◆ To do: Reproduce exactly the run of lines from the one containing "Emit a component" through the one containing "import * as". Pictures do not belong in the copy.

◆ Material:
----

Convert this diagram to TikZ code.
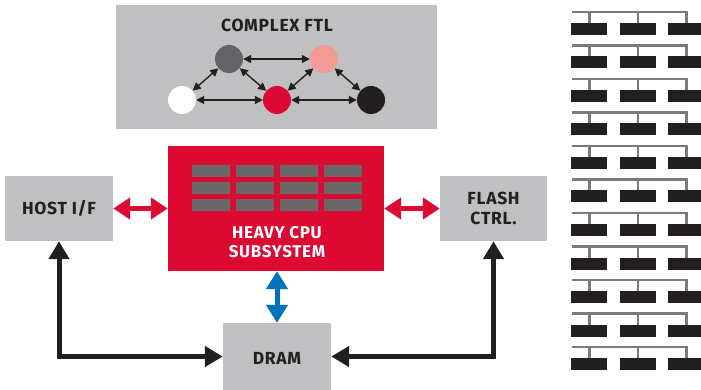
\documentclass[tikz,border=0pt]{standalone}
\usepackage{fontspec}
\setmainfont{Fira Sans}[LetterSpace=4]
\usetikzlibrary{arrows.meta}
\definecolor{boxgray}{HTML}{C0BFC1}
\definecolor{cpured}{HTML}{DC0A33}
\definecolor{bargray}{HTML}{6A676A}
\definecolor{cgray}{HTML}{656366}
\definecolor{cpink}{HTML}{F29A94}
\definecolor{cblack}{HTML}{231F20}
\definecolor{cblue}{HTML}{0072BC}
\definecolor{busgray}{HTML}{7A7A7A}
\tikzset{
  lbl/.style={font=\bfseries\fontsize{17.5}{20}\selectfont, text=cblack, align=center},
  circ/.style={circle, minimum size=28pt, inner sep=0pt, draw=none},
  ftlarrow/.style={draw=cblack, line width=1.4pt, {Triangle[width=8pt,length=8pt]}-{Triangle[width=8pt,length=8pt]}},
  redarrow/.style={draw=cpured, line width=5pt, {Triangle[width=21pt,length=17pt]}-{Triangle[width=21pt,length=17pt]}},
  bluearrow/.style={draw=cblue, line width=5pt, {Triangle[width=21pt,length=18pt]}-{Triangle[width=21pt,length=18pt]}},
  blackarrow/.style={draw=cblack, line width=5pt, {Triangle[width=20pt,length=18pt]}-{Triangle[width=20pt,length=18pt]}},
  cpubar/.style={fill=bargray, draw=none},
  chip/.style={fill=cblack, draw=none},
  bus/.style={draw=busgray, line width=2.5pt}
}
\begin{document}
\begin{tikzpicture}[x=1pt,y=-1pt]
\useasboundingbox (0,0) rectangle (701,390);
% Complex FTL
\fill[boxgray] (116,5) rectangle (437,129);
\node[lbl] (ftltitle) at (277,25) {COMPLEX FTL};
\node[circ, fill=cgray] (cg) at (229,59) {};
\node[circ, fill=cpink] (cp) at (324,59) {};
\node[circ, fill=white] (cw) at (182,100) {};
\node[circ, fill=cpured] (cr) at (277,100) {};
\node[circ, fill=cblack] (ck) at (371,100) {};
\draw[ftlarrow] (cg) -- (cp);
\draw[ftlarrow] (cg) -- (cw);
\draw[ftlarrow] (cg) -- (cr);
\draw[ftlarrow] (cp) -- (cr);
\draw[ftlarrow] (cp) -- (ck);
\draw[ftlarrow] (cw) -- (cr);
\draw[ftlarrow] (cr) -- (ck);
% CPU
\node[fill=cpured, minimum width=216pt, minimum height=125pt, inner sep=0pt] (cpu) at (276,208.5) {};
\foreach \r in {0,1,2}{
  \foreach \c in {0,1,2,3}{
    \fill[cpubar] ({192+44*\c},{165+17*\r}) rectangle ++(38,12);
  }
}
\node[lbl, text=white, font=\bfseries\fontsize{17}{19}\selectfont] (cputxt) at (277,242) {HEAVY CPU\\SUBSYSTEM};
% Host, Flash, DRAM
\node[fill=boxgray, minimum width=108pt, minimum height=65pt, inner sep=0pt] (host) at (59,208.5) {};
\node[lbl] at (host.center) {HOST I/F};
\node[fill=boxgray, minimum width=107pt, minimum height=65pt, inner sep=0pt] (flash) at (493.5,208.5) {};
\node[lbl] at (flash.center) {FLASH\\CTRL.};
\node[fill=boxgray, minimum width=108pt, minimum height=67pt, inner sep=0pt] (dram) at (277,356.5) {};
\node[lbl] at (277,358) {DRAM};
% connectors
\draw[redarrow] (host.east) -- (cpu.west);
\draw[redarrow] (cpu.east) -- (flash.west);
\draw[bluearrow] (cpu.south -| dram.north) -- (dram.north);
\draw[blackarrow] (host.south) |- (dram.west);
\draw[blackarrow] (flash.south) |- (dram.east);
% Flash array
\foreach \k in {0,...,10}{
  \pgfmathsetmacro{\yb}{12+33.5*\k}
  \draw[bus] (572,\yb) -- (686.5,\yb) -- (686.5,\yb+11);
  \draw[bus] (589.5,\yb) -- (589.5,\yb+11);
  \draw[bus] (638,\yb) -- (638,\yb+11);
  \fill[chip] (571,\yb+11) rectangle (607,\yb+23);
  \fill[chip] (620,\yb+11) rectangle (656,\yb+23);
  \fill[chip] (668,\yb+11) rectangle (701,\yb+23);
}
\end{tikzpicture}
\end{document}
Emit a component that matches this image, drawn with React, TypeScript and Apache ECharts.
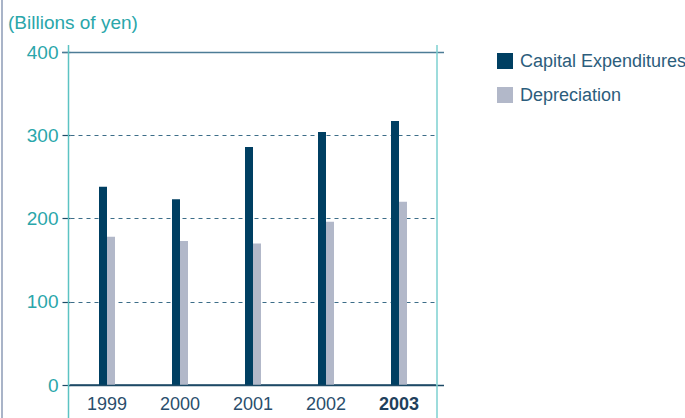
import React, { useEffect, useRef } from "react";
import * as echarts from "echarts";

const years = ["1999", "2000", "2001", "2002", "2003"];
const capitalExpenditures = [238, 223, 286, 304, 317];
const depreciation = [178, 173, 170, 196, 220];
const yTicks = [0, 100, 200, 300, 400];

const FONT = "'Liberation Sans', Arial, Helvetica, sans-serif";
const TEAL = "#2aa6aa";
const NAVY = "#003f62";
const GREY = "#b2b8c9";

export default function App() {
  const ref = useRef<HTMLDivElement>(null);
  useEffect(() => {
    if (!ref.current) return;
    const chart = echarts.init(ref.current, undefined, { renderer: "svg" });
    chart.setOption({
      animation: false,
      backgroundColor: "#ffffff",
      textStyle: { fontFamily: FONT },
      title: {
        text: "(Billions of yen)",
        left: 3,
        top: 8,
        textStyle: { color: TEAL, fontSize: 19, fontWeight: "normal", fontFamily: FONT },
      },
      legend: {
        orient: "vertical",
        left: 497,
        top: 52,
        padding: 0,
        itemWidth: 16,
        itemHeight: 16,
        itemGap: 16,
        icon: "rect",
        textStyle: { color: "#2c5d7c", fontSize: 18, fontFamily: FONT, padding: [0, 0, 0, 2] },
        data: ["Capital Expenditures", "Depreciation"],
      },
      grid: { left: 70.5, right: 249.5, top: 52, bottom: 33, containLabel: false },
      xAxis: {
        type: "category",
        data: years,
        axisLine: { lineStyle: { color: "#1d4a66", width: 1.5 } },
        axisTick: { show: false },
        axisLabel: {
          interval: 0,
          margin: 10,
          fontSize: 18,
          fontFamily: FONT,
          color: "#2a4e6c",
          formatter: (v: string) => (v === "2003" ? "{b|" + v + "}" : v),
          rich: { b: { fontWeight: "bold", fontSize: 18, fontFamily: FONT, color: "#1f3f5c" } },
        },
      },
      yAxis: {
        type: "value",
        min: yTicks[0],
        max: yTicks[yTicks.length - 1],
        interval: 100,
        axisLine: { show: false },
        axisTick: { show: true, length: 8, lineStyle: { color: "#1d4a66", width: 1.2 } },
        axisLabel: { margin: 12, fontSize: 19, fontFamily: FONT, color: TEAL },
        splitLine: {
          show: true,
          showMinLine: false,
          showMaxLine: false,
          lineStyle: { type: [4, 4], color: "#3c6d88", width: 1.2 },
        },
      },
      graphic: [
        { type: "line", shape: { x1: 2, y1: 0, x2: 2, y2: 418 }, style: { stroke: "#8c9bb6", lineWidth: 1.5 }, z: 10 },
        { type: "line", shape: { x1: 62, y1: 52.5, x2: 444, y2: 52.5 }, style: { stroke: "#4d7c96", lineWidth: 1.5 }, z: 10 },
        { type: "line", shape: { x1: 68, y1: 385.5, x2: 444, y2: 385.5 }, style: { stroke: "#1d4a66", lineWidth: 1.5 }, z: 10 },
        { type: "line", shape: { x1: 68.5, y1: 45, x2: 68.5, y2: 418 }, style: { stroke: "#5cc3c3", lineWidth: 1.5 }, z: 11 },
        { type: "line", shape: { x1: 437, y1: 45, x2: 437, y2: 418 }, style: { stroke: "#7dd0d0", lineWidth: 1.5 }, z: 11 },
      ],
      series: [
        {
          name: "Capital Expenditures",
          type: "bar",
          data: capitalExpenditures,
          barWidth: 8,
          barGap: "0%",
          itemStyle: { color: NAVY },
        },
        {
          name: "Depreciation",
          type: "bar",
          data: depreciation,
          barWidth: 8,
          barGap: "0%",
          itemStyle: { color: GREY },
        },
      ],
    });
    return () => chart.dispose();
  }, []);
  return (
    <div
      ref={ref}
      style={{ position: "fixed", left: 0, top: 0, width: 685, height: 418, background: "#fff" }}
    />
  );
}
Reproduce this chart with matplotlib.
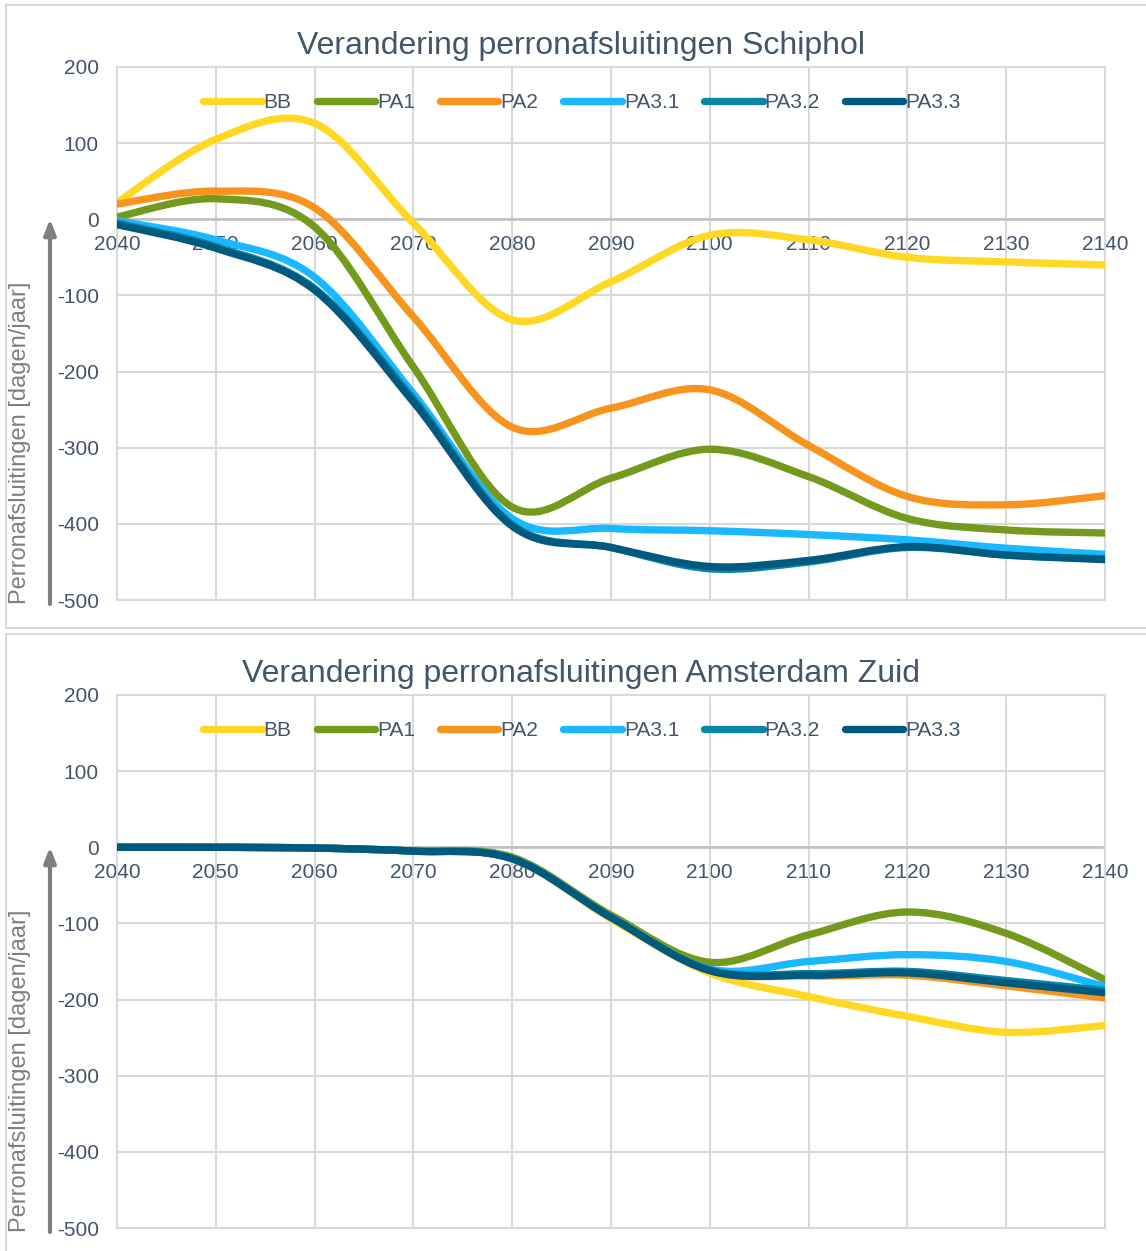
import matplotlib
matplotlib.use("Agg")
from matplotlib import pyplot as plt
from matplotlib.path import Path
from matplotlib.patches import PathPatch, Rectangle
from matplotlib.lines import Line2D
import matplotlib.transforms as mtransforms
import numpy as np

plt.rcParams['font.family'] = ['Liberation Sans', 'DejaVu Sans']
plt.rcParams['axes.unicode_minus'] = False

years = [2040, 2050, 2060, 2070, 2080, 2090, 2100, 2110, 2120, 2130, 2140]
series = ["BB", "PA1", "PA2", "PA3.1", "PA3.2", "PA3.3"]
colors = ["#FFD823", "#739A1C", "#F7941E", "#1AB8FF", "#0A86A8", "#005A80"]

# Schiphol
schiphol = {
    "BB":    [22, 105, 126, -5, -132, -82, -21, -27, -50, -56, -60],
    "PA1":   [3, 27, -10, -194, -378, -340, -302, -338, -393, -408, -412],
    "PA2":   [20, 37, 15, -128, -273, -248, -224, -297, -364, -375, -363],
    "PA3.1": [-2, -27, -76, -229, -393, -406, -409, -414, -421, -432, -440],
    "PA3.2": [-5, -36, -91, -236, -401, -431, -459, -450, -431, -441, -446],
    "PA3.3": [-7, -38, -93, -240, -403, -431, -456, -448, -430, -441, -447],
}

# Amsterdam Zuid
zuid = {
    "BB":    [0, 0, -1, -5, -15, -94, -165, -196, -222, -243, -234],
    "PA1":   [0, 0, -1, -5, -13, -89, -151, -115, -85, -113, -174],
    "PA2":   [0, 0, -1, -5, -15, -92, -162, -169, -168, -182, -198],
    "PA3.1": [0, 0, -1, -5, -15, -92, -160, -150, -141, -150, -183],
    "PA3.2": [0, 0, -1, -5, -15, -92, -161, -166, -163, -175, -188],
    "PA3.3": [0, 0, -1, -5, -15, -92, -162, -168, -165, -178, -191],
}

titles = ["Verandering perronafsluitingen Schiphol",
          "Verandering perronafsluitingen Amsterdam Zuid"]
ylabel = "Perronafsluitingen [dagen/jaar]"

text_col = "#44546A"
grid_col = "#D9D9D9"

W, H = 1146, 1251
fig = plt.figure(figsize=(W / 100, H / 100), dpi=100)


def smooth_path(x, y):
    # bezier path like the excel "smoothed line"
    p = np.column_stack([x, y]).astype(float)
    n = len(p)
    verts = [p[0]]
    codes = [Path.MOVETO]
    for i in range(n - 1):
        p0 = p[i - 1] if i > 0 else p[i]
        p3 = p[i + 2] if i + 2 < n else p[i + 1]
        c1 = p[i] + (p[i + 1] - p0) / 6
        c2 = p[i + 1] - (p3 - p[i]) / 6
        verts += [c1, c2, p[i + 1]]
        codes += [Path.CURVE4] * 3
    return Path(verts, codes)


def panel(top_px, data, title):
    left = 117 / W
    width = (1105 - 117) / W
    height = (600 - 67) / H
    ax = fig.add_axes([left, 1 - (top_px + 533) / H, width, height])
    ax.set_xlim(2040, 2140)
    ax.set_ylim(-500, 200)
    ax.set_xticks(range(2040, 2141, 10))
    ax.set_yticks(range(-500, 201, 100))
    ax.grid(True, color=grid_col, lw=1.5)
    ax.set_axisbelow(True)
    for s in ax.spines.values():
        s.set_color(grid_col)
        s.set_linewidth(1.5)
    ax.tick_params(length=0, labelsize=15, labelcolor=text_col, pad=13)
    ax.set_xticklabels([])
    ax.axhline(0, color="#BFBFBF", lw=1.8, zorder=1)

    off = mtransforms.offset_copy(ax.transData, fig=fig, x=0, y=-16, units='dots')
    for yr in years:
        ax.text(yr, 0, str(yr), transform=off, ha='center', va='top',
                fontsize=15, color=text_col, zorder=0)

    for name, c in zip(series, colors):
        patch = PathPatch(smooth_path(years, data[name]), fill=False,
                          edgecolor=c, lw=5.3, capstyle='round',
                          joinstyle='round', zorder=3)
        ax.add_patch(patch)

    handles = [Line2D([], [], color=c, lw=5.3, solid_capstyle='round') for c in colors]
    fig.legend(handles, series, loc='center', ncol=6, frameon=False,
               bbox_to_anchor=(582 / W, 1 - (top_px + 36) / H),
               fontsize=15, handlelength=2.8, handletextpad=0.1,
               columnspacing=1.2, labelcolor=text_col)

    fig.text(581 / W, 1 - (top_px - 21) / H, title, ha='center', va='center',
             fontsize=23, color=text_col)
    return ax


tops = [67, 695]
datasets = [schiphol, zuid]
for t, d, ttl in zip(tops, datasets, titles):
    panel(t, d, ttl)

# y labels with arrows
for zero_px, bottom_px in [(219, 604), (847, 1232)]:
    fig.text(20 / W, 1 - bottom_px / H, ylabel, rotation=90, ha='center',
             va='bottom', fontsize=17, color="#7F7F7F")
    plt.annotate('', xy=(50, H - zero_px), xytext=(50, H - bottom_px),
                 xycoords='figure pixels', textcoords='figure pixels',
                 arrowprops=dict(arrowstyle='-|>,head_width=0.35,head_length=0.9',
                                 color="#7F7F7F", lw=3, shrinkA=0, shrinkB=0))

# panel borders
fig.patches.append(Rectangle((6 / W, 1 - 628 / H), 1.2, 623 / H, transform=fig.transFigure,
                             fill=False, edgecolor=grid_col, lw=1.5))
fig.patches.append(Rectangle((6 / W, -0.1), 1.2, 0.1 + 1 - 634 / H, transform=fig.transFigure,
                             fill=False, edgecolor=grid_col, lw=1.5))

plt.savefig("out.png", dpi=100)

----

◆ Exercise answer:
Emit a component that matches this image, drawn with React, TypeScript and Apache ECharts.
import React, { useEffect, useRef } from "react";
import * as echarts from "echarts";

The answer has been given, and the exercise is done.